ZERO, ONE, TWO OR THREE ROUNDS?

- by Phillip Alder

Les Dawson, an Englishman whose profession you will soon divine, said, "My mother-in-law has come round to our house at Christmas seven years running. This year, we're having a change. We're going to let her in."

When you are in a trump suit, the number of rounds of that suit you play may determine whether the door opens -- you make the contract -- or stays closed -- you go down.

South is in four hearts. West leads the spade queen, which wins the trick, and continues with the spade 10. After declarer ruffs that, how many rounds of trumps should he immediatel­y draw: zero, one, two or three?

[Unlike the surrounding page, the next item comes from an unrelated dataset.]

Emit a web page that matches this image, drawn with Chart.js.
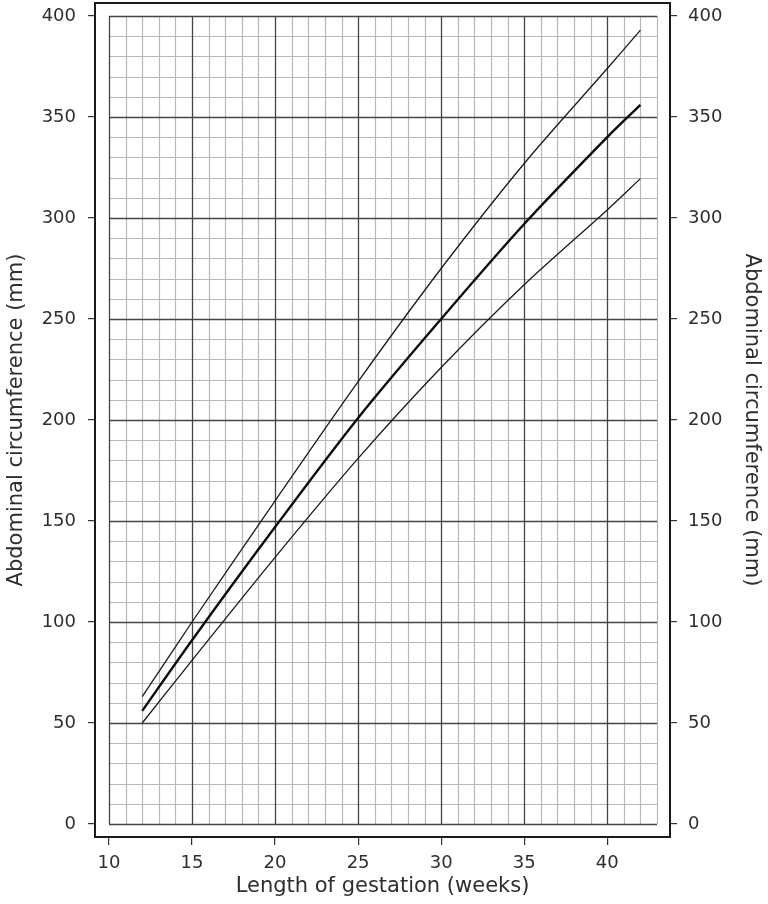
<!DOCTYPE html>
<html>
<head>
<meta charset="utf-8">
<script src="https://cdn.jsdelivr.net/npm/chart.js@4/dist/chart.umd.min.js"></script>
<style>
  html, body { margin: 0; padding: 0; background: #fff; }
  #wrap { width: 768px; height: 904px; }
</style>
</head>
<body>
<div id="wrap"><canvas id="chart"></canvas></div>
<script>
// Gestation weeks where the curves were read
const weeks = [12, 15, 20, 25, 30, 35, 40, 42];

// Abdominal circumference (mm)
const upper = [63, 100, 160, 219, 275, 327, 374, 393];
const median = [56, 91, 147, 201, 250, 297, 340, 356];
const lower = [50, 81, 132, 181, 226, 267, 304, 319.5];

// Tick labels
const xTicks = [10, 15, 20, 25, 30, 35, 40];
const yTicks = [0, 50, 100, 150, 200, 250, 300, 350, 400];

// Grid extent
const gridX = [10, 43];
const gridY = [0, 400];

const tickFont = { family: 'DejaVu Sans', size: 18 };
const titleFont = { family: 'DejaVu Sans', size: 21 };
const textColor = '#2e2e2e';

function points(ys) {
    return weeks.map((w, i) => ({ x: w, y: ys[i] }));
}

// Draws the fine grid and the frame box
const gridPlugin = {
    id: 'grid',
    beforeDatasetsDraw(chart) {
        const ctx = chart.ctx;
        const xs = chart.scales.x;
        const ys = chart.scales.y;
        const x0 = xs.getPixelForValue(gridX[0]), x1 = xs.getPixelForValue(gridX[1]);
        const y0 = ys.getPixelForValue(gridY[0]), y1 = ys.getPixelForValue(gridY[1]);
        ctx.save();
        // minor
        ctx.strokeStyle = '#b8b8b8';
        ctx.lineWidth = 1.2;
        ctx.beginPath();
        for (let v = gridX[0]; v <= gridX[1]; v++) {
            if (v % 5 === 0) continue;
            const px = Math.round(xs.getPixelForValue(v)) + 0.5;
            ctx.moveTo(px, y0); ctx.lineTo(px, y1);
        }
        for (let v = gridY[0]; v <= gridY[1]; v += 10) {
            if (v % 50 === 0) continue;
            const py = Math.round(ys.getPixelForValue(v)) + 0.5;
            ctx.moveTo(x0, py); ctx.lineTo(x1, py);
        }
        ctx.stroke();
        // major
        ctx.strokeStyle = '#454545';
        ctx.lineWidth = 1.3;
        ctx.beginPath();
        for (let v = gridX[0]; v <= gridX[1]; v += 5) {
            const px = Math.round(xs.getPixelForValue(v)) + 0.5;
            ctx.moveTo(px, y0); ctx.lineTo(px, y1);
        }
        for (let v = gridY[0]; v <= gridY[1]; v += 50) {
            const py = Math.round(ys.getPixelForValue(v)) + 0.5;
            ctx.moveTo(x0, py); ctx.lineTo(x1, py);
        }
        ctx.stroke();
        // frame
        const a = chart.chartArea;
        ctx.strokeStyle = '#1a1a1a';
        ctx.lineWidth = 2;
        ctx.strokeRect(a.left, a.top, a.right - a.left, a.bottom - a.top);
        ctx.restore();
    }
};

const yScale = (pos, width, pad) => ({
    type: 'linear',
    position: pos,
    min: -6.44,
    max: 406.44,
    afterBuildTicks: s => { s.ticks = yTicks.map(v => ({ value: v })); },
    afterFit: s => { s.width = width; s.paddingTop = 0; s.paddingBottom = 0; },
    grid: { drawOnChartArea: false, drawTicks: true, tickLength: 7, color: '#333', lineWidth: 1.2 },
    border: { display: false },
    ticks: { font: tickFont, color: textColor, padding: pad },
    title: {
        display: true,
        text: 'Abdominal circumference (mm)',
        font: titleFont,
        color: textColor,
        padding: { top: 4, bottom: 0 }
    }
});

const data = {
    datasets: [
        { label: 'Upper', data: points(upper), borderColor: '#1a1a1a', borderWidth: 1.3 },
        { label: 'Median', data: points(median), borderColor: '#0d0d0d', borderWidth: 2.4 },
        { label: 'Lower', data: points(lower), borderColor: '#1a1a1a', borderWidth: 1.3 }
    ]
};

const config = {
    type: 'line',
    data: data,
    options: {
        responsive: true,
        maintainAspectRatio: false,
        animation: false,
        layout: { padding: { top: 3, left: 0, right: 0, bottom: 0 } },
        elements: {
            point: { radius: 0 },
            line: { tension: 0.3, fill: false }
        },
        plugins: {
            legend: { display: false },
            tooltip: { enabled: false }
        },
        scales: {
            x: {
                type: 'linear',
                min: 9.157,
                max: 43.78,
                afterBuildTicks: s => { s.ticks = xTicks.map(v => ({ value: v })); },
                afterFit: s => { s.height = 67; s.paddingLeft = 0; s.paddingRight = 0; },
                grid: { drawOnChartArea: false, drawTicks: true, tickLength: 8, color: '#333', lineWidth: 1.2 },
                border: { display: false },
                ticks: { font: tickFont, color: textColor, padding: 8, maxRotation: 0 },
                title: {
                    display: true,
                    text: 'Length of gestation (weeks)',
                    font: titleFont,
                    color: textColor,
                    padding: { top: 0, bottom: 5 }
                }
            },
            y: yScale('left', 95, 12),
            y2: yScale('right', 98, 11)
        }
    },
    plugins: [gridPlugin]
};

const acChart = new Chart(document.getElementById('chart'), config);
</script>
</body>
</html>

When North rebid one notrump, South just went with the known eight- or nine-card heart fit. (North would not have bid notrump with a singleton heart. With, for example, 3-1-5-4 distributi­on, he would have rebid two clubs.) In this deal, a raise to three no-trump would have worked fine too, but that was far from obvious with the singleton spade. Declarer might concede four tricks: one spade, one diamond and two clubs. He must eliminate a club loser. One chance is to find the suit splitting 3-3, but that happens only one time in three. If the clubs are 4-2, South has to ruff his last club on the board. Since this requires only one trump, some players would think that they could afford to draw two rounds of trumps -- but not here. When East wins a club trick, he leads his last trump to kill the ruff.

Declarer should draw one round of trumps, then play three rounds of clubs.